J'étais resté sur une fantastique compilation nommée Chaussettes Noires Story, parue en vinyle en 1974 et rééditée en cassette dans les années 80. Cette intégrale me réjouit au plus haut point. J'avais envisagé de ne retenir que l'un de ces vingt-cinq centimètres réédités en fac-similés, mais il m'est tout simplement impossible de choisir, et il vous sera de toute façon plus aisée de trouver ce coffret qu'un quelconque album. La voix croonante d'Eddy Mitchell, les guitares râpeuses entre Surf et Garage, la batterie jazzy, les mélodies simples et entraînantes, tout est parfait au plus haut point. Je connais encore les paroles des chansons par coeur, comme au temps de mon enfance.

Et pourtant, l'aventure Chaussettes Noires ne durera que trois petites années. Le groupe connaît son apogée en 1961, alignant les concerts et les disques sans répit, avant que le succès s'étiole peu à peu. La formation se délite également, les musiciens étant appelé un par un sous les drapeaux, et remplacé. Le départ d'Eddy Mitchell sonnera le glas de la formation, lui permettant de clore le chapitre pour partir sur une carrière solo préparée avant son départ au service militaire. Eddy publiera quelques excellents albums entre 1963 et 1974, piochant dans le Rock'N'Roll, la Soul, le Jazz-Rock et le Heavy-Blues. L'homme connaîtra le succès commercial complet à partir de 1975, grâce aux albums à Nashville puis les chansons plus orientées variété française. Et contrairement à Johnny Hallyday, Claude Moine écrit tous les textes de ses chansons et participe à la composition de la musique.

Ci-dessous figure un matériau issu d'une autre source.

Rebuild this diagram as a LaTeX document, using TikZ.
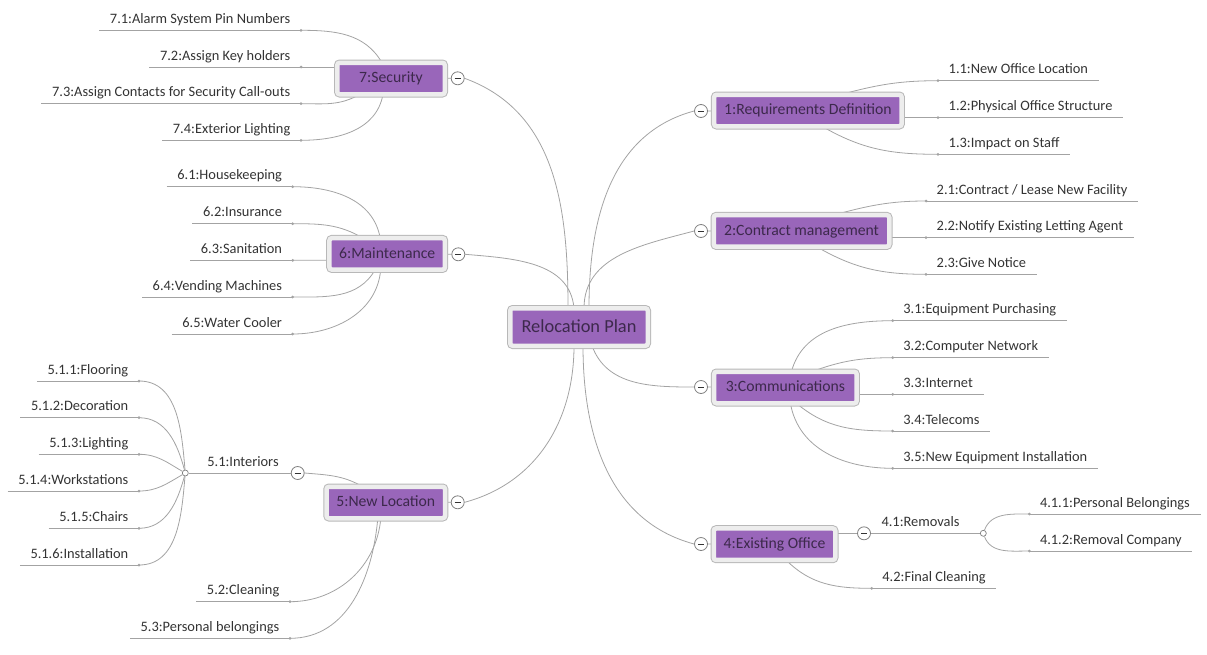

Il reste ce merveilleux héritage, au swing intact, qui ouvrira la voix à Bijou ou Au Bonheur Des Dames. Je suis heureux d'avoir retrouvé ce vieux compagnon après l'avoir laissé de côté durant bien des années. Plus qu'un souvenir des Yé-Yé, les Chaussettes Noires étaient de vrais pionniers, comme Chuck Berry, et ont toute leur place dans le Panthéon du Rock national.

tous droits réservés

4 commentaires:

Anonyme a dit…

Les Chaussettes Noires !??! Incroyable ! C'est un joke ? Nan ? C'est sûr que c'est mieux que Doro et ses "Musclés" ...
Quoi qu'il en soit, Bonne Année. Meilleurs vœux.

Julien Deléglise a dit…

Merci à toi. Eh non, ce n'est pas une blague ah ah !
Eddy Mitchell est mon plaisir coupable. Il y a aussi un petit côté sentimental, je dois avouer.

Anonyme a dit…

Dick l'enfonce !
C'est Dick, le vrai rockeur !
Pas de musiciens de studio, avec "Les Chats".
No bullshit, just Roc'k 'n Roll !
Signé : Big Dick

Julien Deléglise a dit…

Ce n'est pas faux, c'est en tout cas ce que défend Dick Rivers. Ce dernier a fait quelques disques solo intéressant au début des années 70, il a travaillé avec Alain Bashung.
Ceci étant, je préfère Eddy Mitchell, sa voix, le second degré, et aussi son audace en solo pendant les années Zig Zag.